The other thing is to try to find other revenue streams, because this is not an inexpensive endeavor. One of the things we did this year was we sold signage. People had signage in areas for the first time that we’d never done. That is something that I didn’t know what the reaction would be to it. Overall it doesn’t seem to be too negative, because I think our attendees understand what it is we’re doing and why it is that we had to do it.
Is that where those bathroom signs – “No Non-Humans Allowed” – came from?
[Laughs] Yes, it’s those bathroom signs, and also these signs that were over the exit doors – which, I have to tell you, some people really, really enjoyed.
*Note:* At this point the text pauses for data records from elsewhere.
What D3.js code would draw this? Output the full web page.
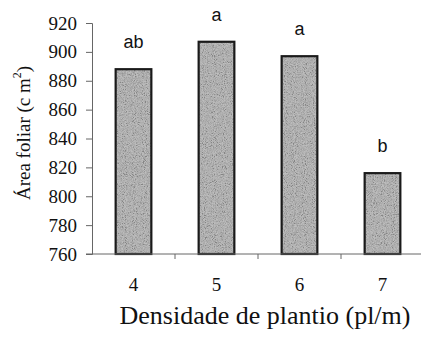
<!DOCTYPE html>
<html>
<head>
<meta charset="utf-8">
<script src="https://cdn.jsdelivr.net/npm/d3@7/dist/d3.min.js"></script>
<style>
  html, body { margin: 0; padding: 0; background: #fff; }
  svg { display: block; }
</style>
</head>
<body>
<div id="chart"></div>
<script>
// Leaf area by planting density
const densities = ["4", "5", "6", "7"];
const leafArea = [888, 907, 897, 816];
const groupLetters = ["ab", "a", "a", "b"];
const yTicks = [760, 780, 800, 820, 840, 860, 880, 900, 920];

const W = 421, H = 337;
const svg = d3.select("#chart").append("svg")
  .attr("width", W).attr("height", H);

// grain texture for the bar fill
const defs = svg.append("defs");
const grain = defs.append("filter").attr("id", "grain")
  .attr("x", 0).attr("y", 0).attr("width", 1).attr("height", 1);
grain.append("feTurbulence").attr("type", "fractalNoise")
  .attr("baseFrequency", 1.1).attr("numOctaves", 2).attr("seed", 7).attr("result", "n");
grain.append("feColorMatrix").attr("in", "n").attr("type", "saturate").attr("values", 0).attr("result", "g");
const ct = grain.append("feComponentTransfer").attr("in", "g").attr("result", "c");
["feFuncR", "feFuncG", "feFuncB"].forEach(f =>
  ct.append(f).attr("type", "linear").attr("slope", 3).attr("intercept", -1));
ct.append("feFuncA").attr("type", "linear").attr("slope", 0).attr("intercept", 1);
grain.append("feComposite").attr("in", "c").attr("in2", "SourceGraphic").attr("operator", "in");

const plotL = 92, plotR = 424, plotT = 23, plotB = 254;

const x = d3.scaleBand().domain(densities).range([plotL, plotR]).paddingInner(0.57).paddingOuter(0.285);
const y = d3.scaleLinear().domain([760, 920]).range([plotB, plotT]);

const serif = "'Liberation Serif', 'Times New Roman', serif";
const sans = "'Liberation Sans', Arial, sans-serif";

// bars
const bars = svg.append("g");
bars.selectAll("rect.bar").data(densities).join("rect")
  .attr("class", "bar")
  .attr("x", d => x(d))
  .attr("y", (d, i) => y(leafArea[i]))
  .attr("width", x.bandwidth())
  .attr("height", (d, i) => y(760) - y(leafArea[i]))
  .attr("fill", "#acacac");
bars.selectAll("rect.tex").data(densities).join("rect")
  .attr("class", "tex")
  .attr("x", d => x(d))
  .attr("y", (d, i) => y(leafArea[i]))
  .attr("width", x.bandwidth())
  .attr("height", (d, i) => y(760) - y(leafArea[i]))
  .attr("fill", "#fff")
  .attr("filter", "url(#grain)")
  .attr("opacity", 0.22);
bars.selectAll("rect.edge").data(densities).join("rect")
  .attr("class", "edge")
  .attr("x", d => x(d))
  .attr("y", (d, i) => y(leafArea[i]))
  .attr("width", x.bandwidth())
  .attr("height", (d, i) => y(760) - y(leafArea[i]))
  .attr("fill", "none")
  .attr("stroke", "#1a1a1a")
  .attr("stroke-width", 2.2);

// significance letters
svg.append("g").selectAll("text").data(densities).join("text")
  .attr("x", d => x(d) + x.bandwidth() / 2)
  .attr("y", (d, i) => y(leafArea[i]) - 21)
  .attr("text-anchor", "middle")
  .attr("font-family", sans)
  .attr("font-size", 18)
  .attr("fill", "#111")
  .text((d, i) => groupLetters[i]);

// y axis
const yAxis = svg.append("g").attr("transform", `translate(${plotL},0)`)
  .call(d3.axisLeft(y).tickValues(yTicks).tickSize(6).tickSizeOuter(6).tickPadding(9));
yAxis.select(".domain").attr("stroke", "#666");
yAxis.selectAll(".tick line").attr("stroke", "#666");
yAxis.selectAll(".tick text").attr("font-family", serif).attr("font-size", 19).attr("fill", "#111");

// x axis: baseline with marks between categories
const xAxis = svg.append("g").attr("transform", `translate(0,${plotB})`);
xAxis.append("line").attr("x1", plotL - 6).attr("x2", W).attr("y1", 0).attr("y2", 0)
  .attr("stroke", "#666");
xAxis.selectAll("line.tk").data(densities.slice(1)).join("line")
  .attr("class", "tk")
  .attr("x1", d => x(d) - x.step() * 0.285).attr("x2", d => x(d) - x.step() * 0.285)
  .attr("y1", 0).attr("y2", 5).attr("stroke", "#666");
xAxis.selectAll("text").data(densities).join("text")
  .attr("x", d => x(d) + x.bandwidth() / 2)
  .attr("y", 37)
  .attr("text-anchor", "middle")
  .attr("font-family", serif).attr("font-size", 19).attr("fill", "#111")
  .text(d => d);

// axis titles
svg.append("text")
  .attr("x", 265).attr("y", 324)
  .attr("text-anchor", "middle")
  .attr("font-family", serif).attr("font-size", 26).attr("fill", "#111")
  .text("Densidade de plantio (pl/m)");

const yt = svg.append("text")
  .attr("transform", "translate(30,133) rotate(-90)")
  .attr("text-anchor", "middle")
  .attr("font-family", serif).attr("font-size", 19).attr("fill", "#111");
yt.append("tspan").text("Área foliar (c m");
yt.append("tspan").attr("font-size", 12).attr("dy", -9).text("2");
yt.append("tspan").attr("dy", 9).text(")");
</script>
</body>
</html>
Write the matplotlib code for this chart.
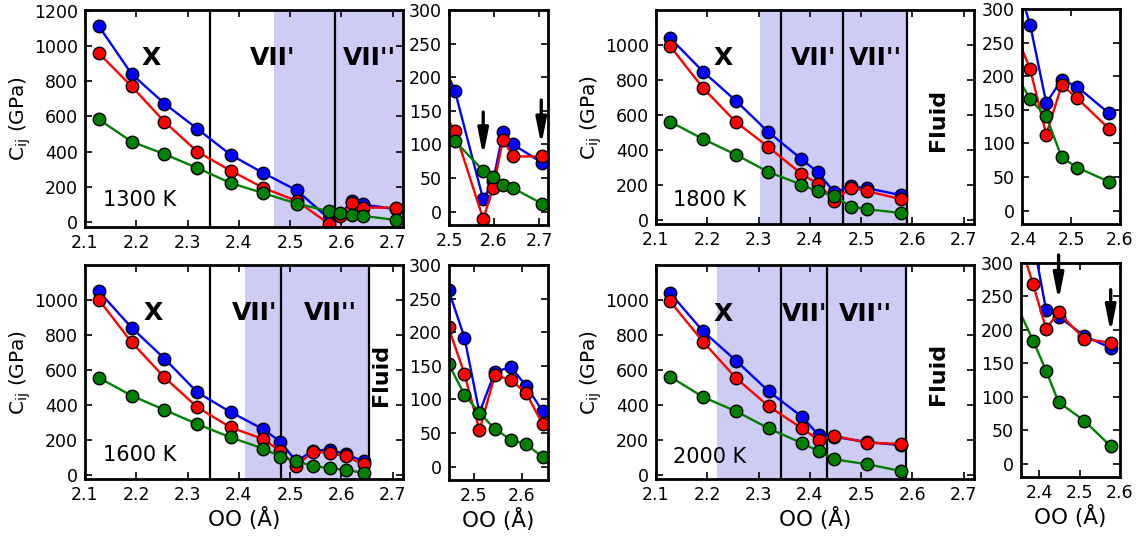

There was one or two “Watchmen” signs that I had a couple people literally tell us that they thought they were very cool, and as an aside, had a thought about whether there was any way they could get up there to, uh, liberate them. [Laughs] That was gratifying to hear.
Any final thoughts on CCI 2008?
A real thank you has to go out not only to the attendees who go to the show and said such great things about the show, but also the online press, who have done a really good job of not only reporting on the show but asking a lot of really important questions and getting a lot of answers before they go to press. This year, without being specific, a major newspaper printed something that they asserted was fact without checking with us. Not only was it inaccurate, I would venture any member of the online press knew what the answer was – because they called us. So thank you for CBR doing what you’re doing, and thanks to the attendees for allowing us to put on a show.